Another issue with your arrangement is that an ATMega328 processor digital output pin is good for about 20 milliamps, maximum. There is a absolute maximum for each pin of 40 milliamps. Allow more than that amount of current to flow and it's goodbye output pin. Keep going past 200 ma for all pins combined and it's goodbye processor.

Now, on to your ammeter. Let's assume for a second that you had a real DC voltage source. The Adafruit meter is good for zero to 9.99 amps. That means the smallest change that can be detected is .01 amp. That's 10 milliamps and you're looking to resolve microamps? You need a different ammeter for that. Further, if you read the Adafruit wiring description, you'll see the ammeter shunt negative terminal is connected to the common of the power supply. This is called "low-side" sensing and is a common way to measure current. What it means connection wise, is that the red ammeter lead is connected to the "low end" of the load, the other end of the load is connected to the positive of the supply. If you wire the meter per your description, you'll short your power supply into shunt directly with very unhappy results.

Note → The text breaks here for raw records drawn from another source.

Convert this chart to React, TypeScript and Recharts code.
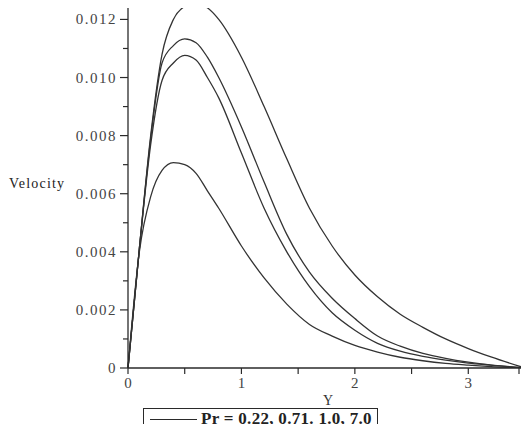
import { LineChart, Line, XAxis, YAxis } from 'recharts'

// Y coordinate (x axis) and velocity profiles for each Prandtl number
const yPoints = [0, 0.1, 0.2, 0.3, 0.4, 0.5, 0.6, 0.7, 0.8, 1.0, 1.2, 1.4, 1.6, 1.8, 2.0, 2.2, 2.4, 2.6, 2.8, 3.0, 3.2, 3.5]
const pr022 = [0, 0.0041, 0.008, 0.0108, 0.012, 0.01245, 0.01257, 0.0124, 0.012, 0.0107, 0.009, 0.0072, 0.0055, 0.0042, 0.0032, 0.00245, 0.00185, 0.0014, 0.001, 0.00067, 0.00038, 0]
const pr071 = [0, 0.0041, 0.0079, 0.0105, 0.0111, 0.01133, 0.0112, 0.0107, 0.01, 0.0083, 0.0064, 0.0046, 0.0033, 0.0024, 0.0017, 0.0011, 0.00075, 0.0005, 0.00033, 0.0002, 0.0001, 0]
const pr10 = [0, 0.0041, 0.0077, 0.0099, 0.0105, 0.01076, 0.0106, 0.01, 0.0093, 0.0074, 0.0055, 0.004, 0.0028, 0.0019, 0.0013, 0.00085, 0.00058, 0.0004, 0.00027, 0.00017, 0.0001, 0]
const pr70 = [0, 0.004, 0.0059, 0.0068, 0.00707, 0.007, 0.0067, 0.0061, 0.0055, 0.0042, 0.0031, 0.0022, 0.0015, 0.0011, 0.00078, 0.00055, 0.00037, 0.00025, 0.00016, 0.0001, 0.00005, 0]

const xTicks = [0, 0.5, 1, 1.5, 2, 2.5, 3, 3.5]
const yTicks = [0, 0.001, 0.002, 0.003, 0.004, 0.005, 0.006, 0.007, 0.008, 0.009, 0.01, 0.011, 0.012]
const legendText = 'Pr = 0.22, 0.71. 1.0, 7.0'

const data = yPoints.map((y, i) => ({ y, a: pr022[i], b: pr071[i], c: pr10[i], d: pr70[i] }))

const font = "'Liberation Serif', 'Times New Roman', serif"
const ink = '#2a2a2a'
const AXIS_X = 128
const AXIS_Y = 368

const YTick = (props: any) => {
  const { y, payload } = props
  const v = payload.value
  const major = Math.round(v * 1000) % 2 === 0
  const label = v === 0 ? '0' : v.toFixed(3)
  return (
    <g>
      <line x1={AXIS_X - (major ? 8 : 5)} x2={AXIS_X} y1={y} y2={y} stroke={ink} strokeWidth={1.2} />
      {major && (
        <text x={117} y={y} dy={5} textAnchor="end" fontFamily={font} fontSize={15} letterSpacing={1.5} fill="#444">
          {label}
        </text>
      )}
    </g>
  )
}

const XTick = (props: any) => {
  const { x, payload } = props
  const v = payload.value
  const major = Number.isInteger(v)
  return (
    <g>
      <line x1={x} x2={x} y1={AXIS_Y} y2={AXIS_Y + 6} stroke={ink} strokeWidth={1.2} />
      {major && (
        <text x={x} y={AXIS_Y + 20} textAnchor="middle" fontFamily={font} fontSize={15} fill="#444">
          {String(v)}
        </text>
      )}
    </g>
  )
}

export default function App() {
  return (
    <div style={{ margin: -8, background: '#fff', width: 529, height: 432, position: 'relative', overflow: 'hidden' }}>
      <LineChart width={529} height={432} data={data} margin={{ top: 2, right: 4, left: 0, bottom: 0 }}>
        <XAxis
          dataKey="y"
          type="number"
          domain={[0, 3.5]}
          ticks={xTicks}
          tick={<XTick />}
          tickLine={false}
          axisLine={{ stroke: ink, strokeWidth: 1.3 }}
          height={64}
          label={{
            content: () => (
              <text x={328} y={405} textAnchor="middle" fontFamily={font} fontSize={14} fill="#333">
                Y
              </text>
            ),
          }}
        />
        <YAxis
          type="number"
          domain={[0, 0.0126]}
          ticks={yTicks}
          tick={<YTick />}
          tickLine={false}
          axisLine={{ stroke: ink, strokeWidth: 1.3 }}
          width={128}
          allowDataOverflow
        />
        <Line type="monotone" dataKey="a" stroke="#333" strokeWidth={1.3} dot={false} isAnimationActive={false} />
        <Line type="monotone" dataKey="b" stroke="#333" strokeWidth={1.3} dot={false} isAnimationActive={false} />
        <Line type="monotone" dataKey="c" stroke="#333" strokeWidth={1.3} dot={false} isAnimationActive={false} />
        <Line type="monotone" dataKey="d" stroke="#333" strokeWidth={1.3} dot={false} isAnimationActive={false} />
      </LineChart>
      <div
        style={{
          position: 'absolute',
          left: 9,
          top: 176,
          fontFamily: font,
          fontSize: 14,
          letterSpacing: 1.2,
          color: '#222',
        }}
      >
        Velocity
      </div>
      <div
        style={{
          position: 'absolute',
          left: 143,
          top: 408,
          width: 233,
          height: 20,
          border: `1.5px solid ${ink}`,
          display: 'flex',
          alignItems: 'center',
          fontFamily: font,
        }}
      >
        <div style={{ width: 47, height: 0, borderTop: `1.3px solid ${ink}`, marginLeft: 6, marginRight: 4 }} />
        <span style={{ fontWeight: 'bold', fontSize: 17, letterSpacing: 0.3, color: '#222', whiteSpace: 'nowrap' }}>
          {legendText}
        </span>
      </div>
    </div>
  )
}
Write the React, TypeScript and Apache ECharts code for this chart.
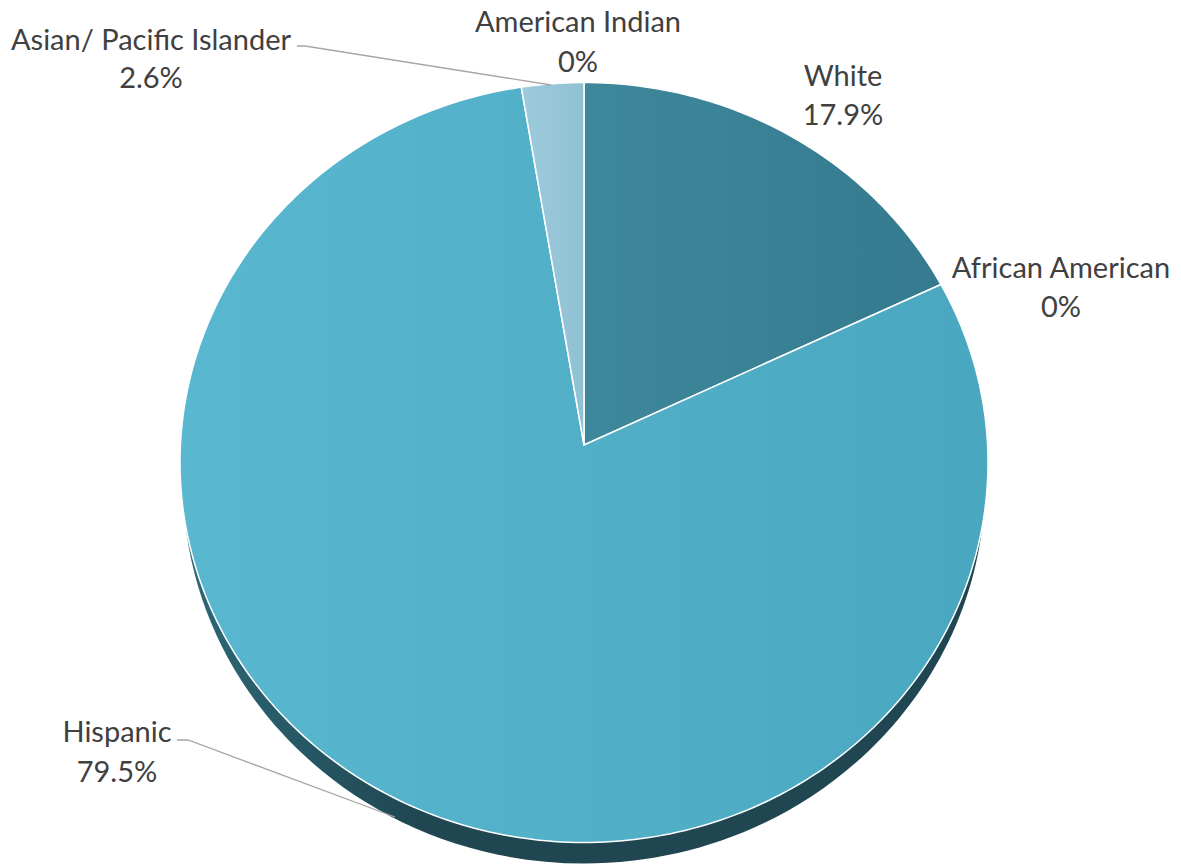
import React, { useEffect, useRef } from "react";
import * as echarts from "echarts";

const categories = ["White", "African American", "Hispanic", "Asian/ Pacific Islander", "American Indian"];
const values = [17.9, 0, 79.5, 2.6, 0];

// label layout: [centerX, nameY, valueY]
const LABEL_LAYOUT: number[][] = [
  [843, 74, 113],
  [1061, 266, 305],
  [117, 730, 770],
  [151, 38, 76],
  [578, 20, 60],
];
// leader lines for labels that have them
const LEADERS: Record<number, number[][]> = {
  2: [[177, 740], [188, 740], [395, 817]],
  3: [[297, 46], [305, 46], [551, 85]],
};

const FILLS = [
  ["#3e889c", "#357a8e"],
  ["#4aa7c0", "#4aa7c0"],
  ["#59b7d0", "#4aa7c0"],
  ["#9ccbdc", "#90c1d3"],
  ["#cccccc", "#cccccc"],
];

const CX = 584, CY = 462.5, RX = 404, RY = 380;
const APEX_X = 584, APEX_Y = 445;
const DEPTH = 20;

function rimPoint(theta: number): number[] {
  const dx = RX * Math.sin(theta);
  const dy = -RY * Math.cos(theta);
  const ox = APEX_X - CX, oy = APEX_Y - CY;
  const a = (dx / RX) ** 2 + (dy / RY) ** 2;
  const b = 2 * ((ox * dx) / (RX * RX) + (oy * dy) / (RY * RY));
  const c = (ox / RX) ** 2 + (oy / RY) ** 2 - 1;
  const t = (-b + Math.sqrt(b * b - 4 * a * c)) / (2 * a);
  return [APEX_X + t * dx, APEX_Y + t * dy];
}

export default function App() {
  const ref = useRef<HTMLDivElement>(null);
  useEffect(() => {
    if (!ref.current) return;
    const chart = echarts.init(ref.current, undefined, { renderer: "svg" });
    const total = values.reduce((s, v) => s + v, 0);
    const starts: number[] = [];
    let acc = 0;
    values.forEach((v) => {
      starts.push(acc);
      acc += v;
    });
    const font = "Lato, 'Open Sans', sans-serif";
    chart.setOption({
      animation: false,
      backgroundColor: "#ffffff",
      graphic: [
        {
          type: "ellipse",
          z: 0,
          shape: { cx: CX, cy: CY + DEPTH, rx: RX - 3, ry: RY + 1 },
          style: {
            fill: {
              type: "linear",
              x: 0, y: 0, x2: 1, y2: 0,
              colorStops: [
                { offset: 0, color: "#2e6877" },
                { offset: 0.3, color: "#1f4651" },
                { offset: 1, color: "#1f4651" },
              ],
            },
          },
        },
      ],
      series: [
        {
          type: "custom",
          coordinateSystem: "none",
          z: 5,
          data: categories.map((name, i) => ({ name, value: values[i] })),
          renderItem: (params: any, api: any) => {
            const i = params.dataIndex;
            const v = api.value(0) as number;
            const children: any[] = [];
            if (v > 0) {
              const a0 = (starts[i] / total) * Math.PI * 2;
              const a1 = ((starts[i] + v) / total) * Math.PI * 2;
              const steps = Math.max(2, Math.ceil(((a1 - a0) * 180) / Math.PI));
              const pts: number[][] = [[APEX_X, APEX_Y]];
              for (let k = 0; k <= steps; k++) {
                pts.push(rimPoint(a0 + ((a1 - a0) * k) / steps));
              }
              children.push({
                type: "polygon",
                shape: { points: pts },
                style: {
                  fill: {
                    type: "linear",
                    x: 0, y: 0, x2: 1, y2: 0,
                    colorStops: [
                      { offset: 0, color: FILLS[i][0] },
                      { offset: 1, color: FILLS[i][1] },
                    ],
                  },
                  stroke: "#ffffff",
                  lineWidth: 1.5,
                  lineJoin: "round",
                },
              });
            }
            const lay = LABEL_LAYOUT[i];
            const lead = LEADERS[i];
            if (lead) {
              children.push({
                type: "polyline",
                z2: 10,
                shape: { points: lead },
                style: { stroke: "#a6a6a6", lineWidth: 1.3, fill: null },
              });
            }
            children.push({
              type: "text",
              z2: 20,
              x: lay[0],
              y: lay[1],
              style: {
                text: categories[i],
                align: "center",
                verticalAlign: "middle",
                fill: "#404040",
                fontSize: 29,
                fontFamily: font,
              },
            });
            children.push({
              type: "text",
              z2: 20,
              x: lay[0],
              y: lay[2],
              style: {
                text: `${v}%`,
                align: "center",
                verticalAlign: "middle",
                fill: "#404040",
                fontSize: 29,
                fontFamily: font,
              },
            });
            return { type: "group", children };
          },
        },
      ],
    });
    return () => chart.dispose();
  }, []);
  return (
    <div
      ref={ref}
      style={{ position: "absolute", left: 0, top: 0, width: 1181, height: 865, background: "#fff" }}
    />
  );
}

I also have to mention the sketch you posted. As I said in my first sentence, I really have no idea of what you're trying to do and unfortunately the sketch did not provide any hints. What I do see is some rather tortured logic and several misunderstood data types. Suffice it is say you don't need floats, division by 5 and the number of digits to get from a direct voltage input to a pwm output value.

I think we really need to start this project over with a clean sheet of paper... care to explain what you're looking to achieve?

5

Must the ammeter use the same power supply as the load, which it measures? Must the thin minus or ground wire be connected to the thick minus cable even if the thin wires were connected to a power supply of their own? Shouldn't a proper ammeter work in a way that the measured current through the thick wires would be completely independent of the power supplying thin wires?
It shouldn't make any difference for a proper ammeter if the current is measured at the high end or the low end.

6

Hi,
I think its to do with this;

https://forum.arduino.cc/index.php?topic=488615.0

Electrical Stimulation on Eradicating Bacteria/Biofilms

Tom... :slight_smile:

7

TG: thank you for the link. Good grief, three pages of detailed information and the OP starts a new thread?

Never once in all of the discussion and the technical papers presented, is the resistivivity of the samples or the required voltages ever detailed and now the OP thinks it can be done with 0 to 5 volts? That a pretty big assumption/leap of faith. These questions were asked but there was never a response, perhaps there are yet more threads that tie to this discussion?

The research papers make it quite clear that the stimulation is constant current from 20 to 2000 microamps. This could require hundreds of volts, who knows? 2000ua at 5v says the sample has to be 2500 ohms or less, the lower currents are two orders of magnitude less meaning the applied voltage and current range needs to have at least 100:1 span. Not exactly general purpose stuff. What's the probe spacing? The salinity of the soultion? Where's the constant current regulator? None this appears to to known/understood/given. But, here we are, being asked if a 10 amp scale, 2-1/2 digit ammeter will work.

If we know the parameters, the supplies for this experiment may not be difficult. But, as the unknowns appear to outnumber the knowns at this stage of development, I don't see how we can help.

It shouldn't make any difference for a proper ammeter if the current is measured at the high end or the low end.

Johan_Ha: The meter mentioned is not an "ideal" ammeter. Rather than making making assumptions, why not follow the link provided by the OP to learn about the very common digital ammeters that are available in todays market?